Top 10 Albums of 1994
The biggest story of 1994 was the shocking suicide of Nirvana frontman Kurt Cobain, and it’s fair to say his ultimate rejection of the rock star dream left fans stunned and confused. Other artists may have been left to question their career motivations, too. In the end, however, plenty of great music still emerged, as you'll see on our list of Top 10 Albums of 1994.
Alice Cooper starts our list of Top 10 Albums of 1994 with the twentieth studio effort of his long and spooky career, ‘The Last Temptation.’ An old-school concept album sharing characters with 1975’s classic ‘Welcome to My Nightmare,’ ‘The Last Temptation’ may have hinted at retirement (and indeed Mr. Furnier wouldn’t return to the studio until the year 2000), but it also marked a return to vintage form for A.C., and even came backed with a Neil Gaiman-written comic book!
The Allman Brothers Band, too, was coming to the end of a resurgent period in their career — four years after lead guitarist Warren Haynes and bassist Allen Woody joined and brought renewed stability for these Southern rock legends. Alas, founding member Dickey Betts would soon be on the outs with Gregg Allman, but not before the Allmans crafted another worthy entry in their discography with ‘Where it All Begins.’
After years dwelling in the shadow of former thrash-metal bandmates Metallica, Dave Mustaine’s Megadeth finally stepped into the light of mainstream commercial success with 1992’s ‘Countdown to Extinction,’ and then doubled down with the excellent, platinum-selling ‘Youthanasia.’ The new album perhaps stuck almost too closely to its predecessor’s winning formula, but no one was complaining as tracks like ‘Train of Consequences’ and ‘A Tout Le Monde’ found a home on MTV.
Arguably no other classic rocker did a better job of navigating the rough seas of the grunge era than Neil Young. ‘Sleeps with Angels’ saw him reconvening the trusty Crazy Horse with renewed songwriting gusto, perfectly framing the loss of Cobain, before next linking up with Pearl Jam on the following year’s ‘Mirror Ball.’
Speaking of Pearl Jam, the Seattle sensations released their third blockbuster album in three years with ‘Vitalogy,’ which sold nearly one million copies in its first week alone -- and thus gave no indication of the personal issues threatening to tear the group apart from the inside. Instead, ‘Vitalogy’s’ increasing eclecticism helped camouflage the growing tensions between band founder Stone Gossard and frontman Eddie Vedder long enough for critical acclaim and commercial rewards to help them make their peace.

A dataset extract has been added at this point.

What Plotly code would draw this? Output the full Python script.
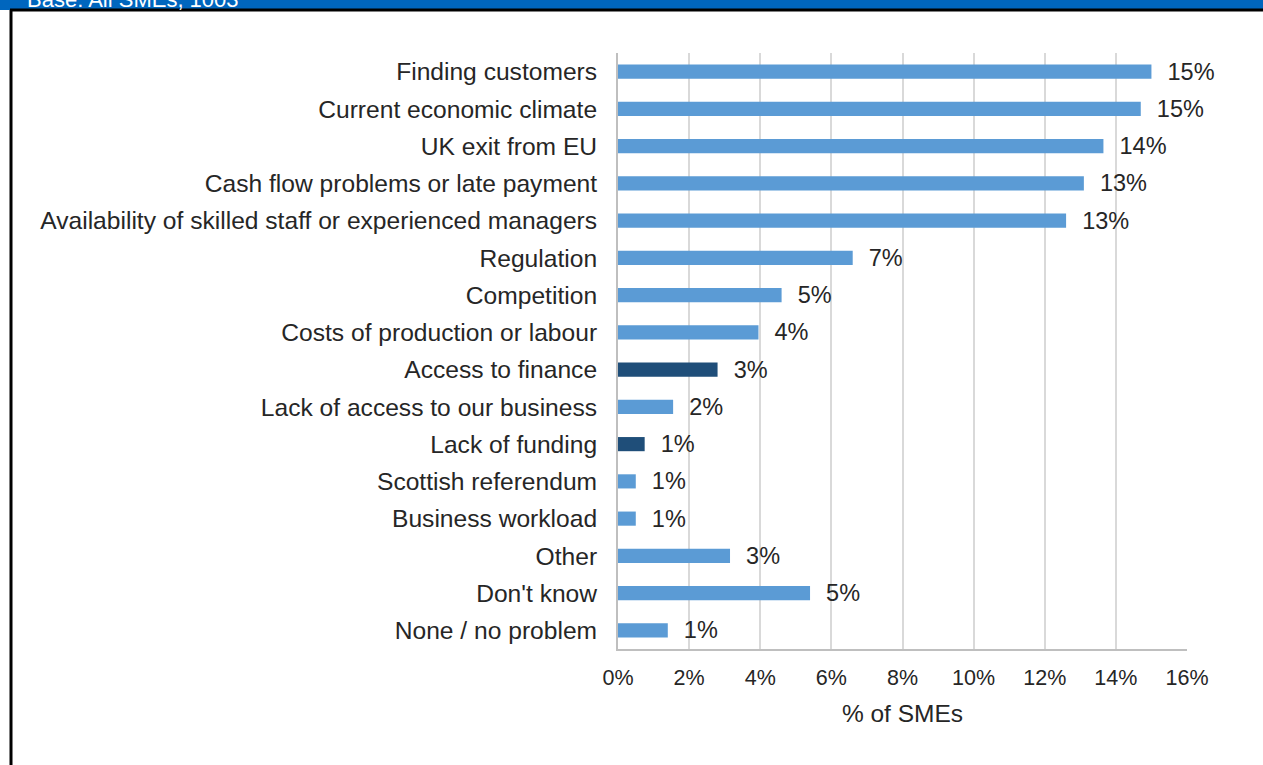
import plotly.graph_objects as go

categories = ["Finding customers", "Current economic climate", "UK exit from EU",
              "Cash flow problems or late payment",
              "Availability of skilled staff or experienced managers",
              "Regulation", "Competition", "Costs of production or labour",
              "Access to finance", "Lack of access to our business", "Lack of funding",
              "Scottish referendum", "Business workload", "Other", "Don't know",
              "None / no problem"]
values = [15.0, 14.7, 13.65, 13.1, 12.6, 6.6, 4.6, 3.95, 2.8, 1.55, 0.75, 0.5, 0.5, 3.15, 5.4, 1.4]
labels = ["15%", "15%", "14%", "13%", "13%", "7%", "5%", "4%", "3%", "2%", "1%", "1%", "1%", "3%", "5%", "1%"]
highlight = ["Access to finance", "Lack of funding"]
x_ticks = [0, 2, 4, 6, 8, 10, 12, 14, 16]
x_tick_labels = ["0%", "2%", "4%", "6%", "8%", "10%", "12%", "14%", "16%"]

colors = ["#1F4E79" if c in highlight else "#5B9BD5" for c in categories]

W, H = 1263, 765
L, R, T, B = 618, 1187, 53, 649
FONT = "Liberation Sans, Arial, sans-serif"

fig = go.Figure(go.Bar(
    y=categories, x=values, orientation="h",
    marker=dict(color=colors, line=dict(width=0)),
    width=0.38,
    text=["  " + t for t in labels], textposition="outside",
    constraintext="none",
    textfont=dict(size=23.5, color="#262626", family=FONT),
    cliponaxis=False,
))

def px2x(p):
    return (p - L) / (R - L)

def py2y(p):
    return 1 - (p - T) / (B - T)

fig.update_layout(
    width=W, height=H,
    margin=dict(l=L, r=W - R, t=T, b=H - B, pad=0),
    plot_bgcolor="white", paper_bgcolor="white",
    font=dict(family=FONT, size=23, color="#262626"),
    showlegend=False,
    xaxis=dict(range=[0, 16], tickvals=x_ticks, ticktext=x_tick_labels,
               showgrid=True, gridcolor="#D9D9D9", gridwidth=2,
               showline=True, linecolor="#BFBFBF", linewidth=2,
               zeroline=False, ticks="", ticklabelstandoff=8,
               tickfont=dict(size=21.5),
               title=dict(text="% of SMEs", font=dict(size=24.5), standoff=16)),
    yaxis=dict(categoryorder="array", categoryarray=categories[::-1],
               showline=True, linecolor="#BFBFBF", linewidth=2,
               showgrid=False, ticks="", ticklabelstandoff=14,
               tickfont=dict(size=24.6)),
    shapes=[
        dict(type="rect", xref="paper", yref="paper", x0=px2x(-5), x1=px2x(W + 5),
             y0=py2y(10), y1=py2y(-5), fillcolor="#0066BE", line=dict(width=0), layer="above"),
        dict(type="line", xref="paper", yref="paper", x0=px2x(10), x1=px2x(W + 5),
             y0=py2y(10), y1=py2y(10), line=dict(color="black", width=3), layer="above"),
        dict(type="line", xref="paper", yref="paper", x0=px2x(11), x1=px2x(11),
             y0=py2y(10), y1=py2y(H + 5), line=dict(color="black", width=3), layer="above"),
    ],
    annotations=[
        dict(text="Base: All SMEs, 1003", xref="paper", yref="paper",
             x=px2x(25), y=py2y(14), xanchor="left", yanchor="bottom",
             showarrow=False, font=dict(color="white", size=22)),
    ],
)

fig.write_html("out.html", config={"displayModeBar": False},
               post_script="document.body.style.margin='0';document.body.style.overflow='hidden';")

Ten years removed from Roger Waters’ departure, Pink Floyd still seemed preoccupied with scratching ancient wounds on ‘The Division Bell’ — but then this was a band that had been turning personal issues into great music since Syd Barrett flew over the cuckoo’s nest. Here, David Gilmour, Richard Wright and Nick Mason reconnected with ‘The Wall’ producer Bob Ezrin to sculpt their awesome musical legacy into a few new career highlights like the melancholy ‘High Hopes.’
Classic rock fans owe a debt of gratitude to The Black Crowes for championing beloved 1970s sounds to Generation X (not the band, the actual generation) -- by hook, by crook, or even calculated heroin-chic music videos, if necessary. ‘Amorica’ saw the band overcoming their Faces-dependence and embracing Americana to an even greater extent on this No. 4 entry on our list of Top 10 Albums of 1994.
For his second official “solo” album, Tom Petty dispensed with the Heartbreakers in name only, while still relying on them for much of the sessions, even as he paired up for the first of three albums with producer Rick Rubin. The results are hard to argue with, as ‘Wildflowers’ proved consistently entertaining and compelling. Among its generous fifteen songs, befitting of the early CD era, was a Top 20 hit in ‘You Don’t Know How it Feels.’
Soundgarden certainly chose the perfect name for their stunning fourth album, which may have been born of grunge, steeped in punk, metal and indie rock, and geared towards reinventing alternative music for the 1990s. Nowadays? It sure sounds like classic rock to us. As such, genius (even the superunknown kind) should not be questioned, just appreciated.
The Rolling Stones’ took five years to construct this one, and that care is heard everywhere on 'Voodoo Lounge.' Songs like ‘Your Love is Strong’ and ‘Sparks Will Fly’ captured the band’s raw and spontaneous sound far more accurately than the starchy-clean ‘Steel Wheels’ that preceded it. ‘Voodoo Lounge’ may not be perfect -- and it, too, is overlong. But our No. 1 entry on the Top 10 Albums of 1994 was so good, people hardly noticed Bill Wyman’s retirement.